Advantages of Hybrid Architectures

The promise of hybrid architectures in Data Vault 2.0 extends far beyond simply throwing data into a lake and building a neat house on top:

1. Flexibility to dance with the data: The data lake welcomes all data types, whether sensor readings, social media buzz, or traditional transaction logs, without forcing them into rigid schemas. This opens doors to unforeseen analyses, allowing you to discover hidden correlations and previously unimaginable insights. 

2. Scalability: Hybrid architecture scales effortlessly. The data lake’s vastness accommodates data volumes that would make traditional systems choke, allowing you to capture every aspect of your business activity.

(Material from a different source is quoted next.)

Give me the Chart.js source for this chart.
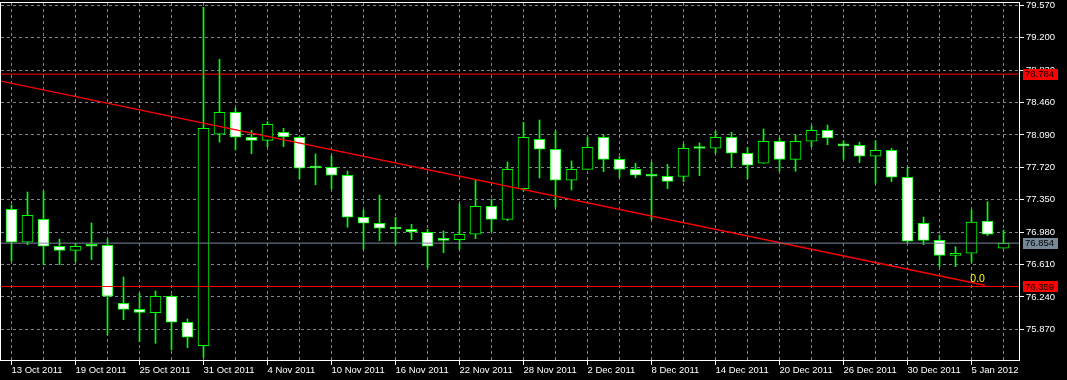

3. Cost-effectiveness: Budget constraints often pinch data initiatives. Hybrid architectures offer a breath of fresh air. Raw data resides in the cost-effective data lake, while the curated core of the Data Vault minimizes storage needs for frequently accessed analysis. This intelligent allocation of resources lets you maximize your data ROI.

4. Agility: Adapt and conquer in the data jungle: Hybrid architectures equip you with agility. New data sources can be easily integrated into the lake, requiring minimal changes to the Data Vault structure. This translates to quicker analysis, swifter decision-making, and the ability to outmaneuver your competitors.

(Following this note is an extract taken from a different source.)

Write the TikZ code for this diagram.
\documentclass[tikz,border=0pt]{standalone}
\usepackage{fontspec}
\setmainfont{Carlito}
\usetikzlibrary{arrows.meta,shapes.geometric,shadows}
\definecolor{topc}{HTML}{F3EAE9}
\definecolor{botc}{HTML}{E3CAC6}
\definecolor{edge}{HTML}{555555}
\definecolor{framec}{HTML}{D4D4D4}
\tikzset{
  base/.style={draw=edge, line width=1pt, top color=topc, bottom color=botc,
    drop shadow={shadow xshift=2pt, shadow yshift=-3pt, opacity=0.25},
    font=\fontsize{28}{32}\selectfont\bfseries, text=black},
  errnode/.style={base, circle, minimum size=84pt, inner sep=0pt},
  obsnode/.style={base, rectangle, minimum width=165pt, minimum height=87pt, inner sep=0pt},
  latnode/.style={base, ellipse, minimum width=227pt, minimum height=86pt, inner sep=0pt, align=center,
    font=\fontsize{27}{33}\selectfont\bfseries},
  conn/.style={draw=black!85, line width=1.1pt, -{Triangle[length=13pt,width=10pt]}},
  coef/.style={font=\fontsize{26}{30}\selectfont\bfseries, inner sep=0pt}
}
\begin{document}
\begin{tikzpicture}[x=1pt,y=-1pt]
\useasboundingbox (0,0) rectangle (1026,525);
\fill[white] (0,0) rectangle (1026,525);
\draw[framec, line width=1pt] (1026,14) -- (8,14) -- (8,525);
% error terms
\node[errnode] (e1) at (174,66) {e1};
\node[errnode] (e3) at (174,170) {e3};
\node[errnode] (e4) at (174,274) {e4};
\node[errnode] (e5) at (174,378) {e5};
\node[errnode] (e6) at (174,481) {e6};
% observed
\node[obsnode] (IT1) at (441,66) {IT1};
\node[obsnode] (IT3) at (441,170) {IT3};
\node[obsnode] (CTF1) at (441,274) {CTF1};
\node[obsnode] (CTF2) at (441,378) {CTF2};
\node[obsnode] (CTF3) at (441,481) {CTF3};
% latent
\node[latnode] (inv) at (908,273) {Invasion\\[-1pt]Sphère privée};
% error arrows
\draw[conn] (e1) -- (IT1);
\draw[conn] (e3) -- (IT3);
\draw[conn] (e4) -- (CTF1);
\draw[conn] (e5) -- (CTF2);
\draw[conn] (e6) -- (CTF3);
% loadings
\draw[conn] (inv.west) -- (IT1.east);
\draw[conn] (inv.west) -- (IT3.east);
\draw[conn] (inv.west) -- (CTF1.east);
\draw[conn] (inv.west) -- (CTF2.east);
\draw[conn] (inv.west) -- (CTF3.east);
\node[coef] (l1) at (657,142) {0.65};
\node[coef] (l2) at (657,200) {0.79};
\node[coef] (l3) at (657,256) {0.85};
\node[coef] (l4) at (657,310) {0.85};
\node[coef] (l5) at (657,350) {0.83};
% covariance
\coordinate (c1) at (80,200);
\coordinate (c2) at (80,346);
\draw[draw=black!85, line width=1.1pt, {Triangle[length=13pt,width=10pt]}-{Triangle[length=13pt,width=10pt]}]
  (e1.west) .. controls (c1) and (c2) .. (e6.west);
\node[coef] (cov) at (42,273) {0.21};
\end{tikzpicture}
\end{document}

5. Deeper insights: Traditional data warehouses often offer surface-level views. Hybrid architectures unlock hidden treasures. By connecting the dots between structured and unstructured data in the lake and the carefully curated Data Vault, you gain a 360-degree view of your business.

Challenges and Considerations in Hybrid Architectures

1. Data governance: Clear policies and procedures are crucial for managing data flow between the lake and the vault, preventing inconsistencies, and maintaining trust in your data assets. Think data dictionaries, audit trails, and access control mechanisms – all essential tools for keeping your data intact.

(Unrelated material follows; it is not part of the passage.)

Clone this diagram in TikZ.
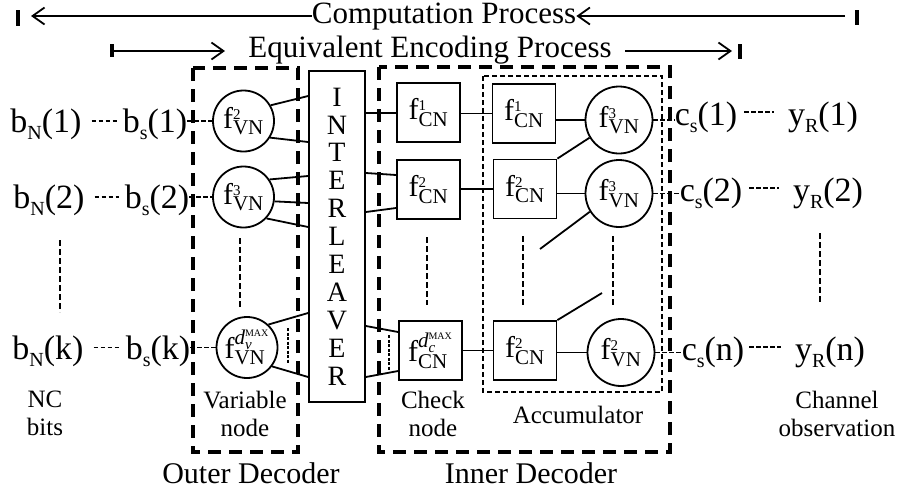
\documentclass[tikz,border=0pt]{standalone}
\usepackage{fontspec}
\setmainfont{Liberation Serif}
\usetikzlibrary{arrows.meta}

% font sizes (1pt = 1 unit of the drawing)
\newcommand\bigtxt{\fontsize{34}{40}\selectfont}
\newcommand\midtxt{\fontsize{30}{36}\selectfont}
\newcommand\titletxt{\fontsize{31}{36}\selectfont}
\newcommand\lbltxt{\fontsize{25}{28}\selectfont}
\newcommand\iltxt{\fontsize{28}{27.9}\selectfont}
% lowered small index used in b_N(1), c_s(1), ...
\newcommand\lsub[1]{\raisebox{-7pt}{\fontsize{20}{20}\selectfont #1}}
% function symbols with stacked indices
\newcommand\fvn[1]{$\mathrm{f}^{\scriptscriptstyle\mathrm{#1}}_{\mathrm{VN}}$}
\newcommand\fcn[1]{$\mathrm{f}^{\scriptscriptstyle\mathrm{#1}}_{\mathrm{CN}}$}
\newcommand\maxtag{\hbox{\fontsize{10}{10}\selectfont MAX}}

\tikzset{
  solidln/.style={line width=1.8pt},
  decbox/.style={line width=4.5pt, dash pattern=on 13pt off 8pt},
  accbox/.style={line width=1.6pt, dash pattern=on 5pt off 3pt},
  vdots/.style={line width=1.6pt, dash pattern=on 6pt off 3pt},
  linkdash/.style={line width=1.6pt, dash pattern=on 4.5pt off 2.5pt},
  tickmark/.style={line width=3.2pt},
  procarrow/.style={line width=1.8pt, -{Straight Barb[length=12pt, width=17pt]}},
  vnode/.style={circle, draw, line width=1.8pt, minimum size=61pt, inner sep=0pt, font=\midtxt},
  avnode/.style={circle, draw, line width=1.8pt, minimum size=67pt, inner sep=0pt, font=\midtxt},
  cnode/.style={rectangle, draw, line width=1.8pt, minimum width=63pt, minimum height=59pt, inner sep=0pt, font=\midtxt},
  sym/.style={inner sep=0pt, font=\bigtxt, anchor=base},
  lbl/.style={inner sep=0pt, font=\lbltxt, align=center},
  title/.style={inner sep=0pt, font=\midtxt, anchor=base},
}

\begin{document}
\begin{tikzpicture}[x=1pt, y=-1pt]
\useasboundingbox (0,0) rectangle (904,493);

% ---------- process arrows ----------
\node[title, font=\titletxt] (cp) at (444,23) {Computation Process};
\node[title, font=\titletxt] (ep) at (430,57) {Equivalent Encoding Process};
\coordinate (cpL) at (31,16);
\coordinate (cpR) at (845,16);
\coordinate (epL) at (113,51);
\coordinate (epLtip) at (225,51);
\coordinate (epRs) at (625,51);
\coordinate (epR) at (732,51);
\draw[tickmark] (18,10) -- (18,26);
\draw[tickmark] (857,10) -- (857,25);
\draw[tickmark] (112,44) -- (112,57);
\draw[tickmark] (740,44) -- (740,59);
\draw[procarrow] (cp.west |- cpL) -- (cpL);
\draw[procarrow] (cpR) -- (cp.east |- cpR);
\draw[procarrow] (epL) -- (epLtip);
\draw[procarrow] (epRs) -- (epR);

% ---------- decoder boxes ----------
\draw[decbox] (193,68) rectangle (298,452);
\draw[decbox] (379,67) rectangle (670,452);
\draw[accbox] (483,76) rectangle (662,392);

% ---------- interleaver ----------
\node[draw, line width=1.8pt, minimum width=56pt, minimum height=331pt, inner sep=0pt,
      align=center, font=\iltxt] (il) at (337,236.5) {I\\N\\T\\E\\R\\L\\E\\A\\V\\E\\R};

% ---------- variable nodes ----------
\node[vnode] (vn1) at (243.5,121) {\fvn{2}};
\node[vnode] (vn2) at (243.5,197) {\fvn{3}};
\node[vnode] (vn3) at (247,347.5) {$\mathrm{f}^{\mathit{d}_{\mathit{v}}^{\maxtag}}_{\mathrm{VN}}$};

% ---------- check nodes ----------
\node[cnode] (cn1) at (428.5,112.5) {\fcn{1}};
\node[cnode] (cn2) at (428.5,189.5) {\fcn{2}};
\node[cnode] (cn3) at (430.5,350.5) {$\mathrm{f}^{\mathit{d}_{\mathit{c}}^{\maxtag}}_{\mathrm{CN}}$};

% ---------- accumulator ----------
\node[cnode] (acn1) at (524,113.5) {\fcn{1}};
\node[cnode] (acn2) at (525,189) {\fcn{2}};
\node[cnode] (acn3) at (525,350.5) {\fcn{2}};
\node[avnode] (avn1) at (619,120) {\fvn{3}};
\node[avnode] (avn2) at (619,193.5) {\fvn{3}};
\node[avnode] (avn3) at (621,352.5) {\fvn{2}};

% ---------- bit labels ----------
\node[sym] (bN1) at (46,132) {b\lsub{N}(1)};
\node[sym] (bs1) at (155,132) {b\lsub{s}(1)};
\node[sym] (bN2) at (49,208) {b\lsub{N}(2)};
\node[sym] (bs2) at (157,208) {b\lsub{s}(2)};
\node[sym] (bN3) at (48,359) {b\lsub{N}(k)};
\node[sym] (bs3) at (158,359) {b\lsub{s}(k)};

\node[sym] (cs1) at (706,125) {c\lsub{s}(1)};
\node[sym] (yR1) at (823,125) {y\lsub{R}(1)};
\node[sym] (cs2) at (711,201) {c\lsub{s}(2)};
\node[sym] (yR2) at (828,201) {y\lsub{R}(2)};
\node[sym] (cs3) at (713,360) {c\lsub{s}(n)};
\node[sym] (yR3) at (830,360) {y\lsub{R}(n)};

% ---------- text labels ----------
\node[lbl] (lnc) at (45,413.5) {NC\\bits};
\node[lbl] (lvar) at (245,413.5) {Variable\\node};
\node[lbl] (lchk) at (433,413.5) {Check\\node};
\node[lbl] (lch) at (837,413.5) {Channel\\observation};
\node[lbl, anchor=base] (lacc) at (578,423) {Accumulator};
\node[title] (lout) at (251,483) {Outer Decoder};
\node[title] (linn) at (531,483) {Inner Decoder};

% ---------- dashed links on the left ----------
\draw[linkdash, shorten <=10pt, shorten >=6pt] (bN1.east |- vn1) -- (bs1.west |- vn1);
\draw[linkdash, shorten <=10pt, shorten >=6pt] (bN2.east |- vn2) -- (bs2.west |- vn2);
\draw[linkdash, shorten <=10pt, shorten >=6pt] (bN3.east |- vn3) -- (bs3.west |- vn3);
\draw[linkdash] (bs1.east |- vn1) -- (vn1.west);
\draw[linkdash] (bs2.east |- vn2) -- (vn2.west);
\draw[linkdash] (bs3.east |- vn3) -- (vn3.west);

% ---------- dashed links on the right ----------
\draw[linkdash] (avn1.east) -- (cs1.west |- avn1);
\draw[linkdash] (avn2.east) -- (cs2.west |- avn2);
\draw[linkdash] (avn3.east) -- (cs3.west |- avn3);
\draw[linkdash, shorten <=7pt, shorten >=14pt] (cs1.east |- 0,112) -- (yR1.west |- 0,112);
\draw[linkdash, shorten <=7pt, shorten >=14pt] (cs2.east |- 0,188) -- (yR2.west |- 0,188);
\draw[linkdash, shorten <=5pt, shorten >=14pt] (cs3.east |- 0,347) -- (yR3.west |- 0,347);

% ---------- edges: variable nodes to interleaver ----------
\draw[solidln] (vn1.30) -- (il.west |- 0,96);
\draw[solidln] (vn1.-32) -- (il.west |- 0,142);
\draw[solidln] (vn2.34) -- (il.west |- 0,176);
\draw[solidln] (vn2.-8) -- (il.west |- 0,203);
\draw[solidln] (vn2.-43) -- (il.west |- 0,227);
\draw[solidln] (vn3.47) -- (il.west |- 0,313);
\draw[solidln] (vn3.-37) -- (il.west |- 0,377);
\coordinate (vdA) at (288,328);
\coordinate (vdB) at (288,363);
\draw[line width=1.6pt, dash pattern=on 3pt off 1.5pt] (vdA) -- (vdB);

% ---------- edges: interleaver to check nodes ----------
\draw[solidln] (il.east |- 0,113) -- (cn1.west |- 0,113);
\draw[solidln] (il.east |- 0,173) -- (cn2.west |- 0,175);
\draw[solidln] (il.east |- 0,212) -- (cn2.west |- 0,208);
\draw[solidln] (il.east |- 0,326) -- (cn3.west |- 0,332);
\draw[solidln] (il.east |- 0,377) -- (cn3.west |- 0,371);
\coordinate (cdA) at (389,335);
\coordinate (cdB) at (389,370);
\draw[line width=1.6pt, dash pattern=on 3pt off 1.5pt] (cdA) -- (cdB);

% ---------- edges: check nodes to accumulator ----------
\draw[solidln] (cn1.east |- acn1) -- (acn1.west);
\draw[solidln] (cn2.east |- acn2) -- (acn2.west);
\draw[solidln] (cn3.east |- acn3) -- (acn3.west);
\draw[solidln] (acn1.east |- avn1) -- (avn1.west);
\draw[solidln] (acn2.east |- avn2) -- (avn2.west);
\draw[solidln] (acn3.east |- avn3) -- (avn3.west);
\coordinate (accA) at (540,249);
\coordinate (accB) at (602,293);
\draw[solidln] (avn1.211) -- (acn2.north east);
\draw[solidln] (avn2.212) -- (accA);
\draw[solidln] (acn3.north east) -- (accB);

% ---------- vertical ellipses ----------
\draw[vdots] (60,240) -- (60,312);
\draw[vdots] (240,238) -- (240,308);
\draw[vdots] (427,237) -- (427,305);
\draw[vdots] (523,236) -- (523,307);
\draw[vdots] (613,236) -- (613,307);
\draw[vdots] (820,233) -- (820,302);
\end{tikzpicture}
\end{document}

2. Schema evolution: While the core business entities should remain consistent, accommodating new data sources might require careful adjustments to the Data Vault schema. Striking the right balance between agility and data integrity requires thoughtful planning and collaboration between data architects and business stakeholders.

3. Query optimization: Efficiently querying across the data lake and the Data Vault can be tricky due to their different structures. Utilizing tools like MPP query engines and optimizing link structures becomes paramount for navigating the vast data landscape and retrieving the insights you seek. 

4. Skills and training: Implementing a hybrid architecture requires expertise in Data Vault modeling, data lake management, and data integration tools. Invest in training your teams or recruit individuals with the necessary skills. 

5. Tool selection: With many tools available, choosing the right ones can feel like navigating a minefield. ETL/ELT pipelines, data quality tools, data lake management platforms, and Data Vault modeling tools all play their part, but selecting the wrong ones can hinder your progress. Research, compare, and choose tools that seamlessly integrate and align with your needs and data landscape. 


When implemented thoughtfully, hybrid architectures empower data-driven organizations to leverage the flexibility of data lakes alongside the analytical power of Data Vault 2.0. By carefully addressing the challenges and utilizing the right tools, organizations can unlock deeper insights and improved decision-making from their diverse data assets.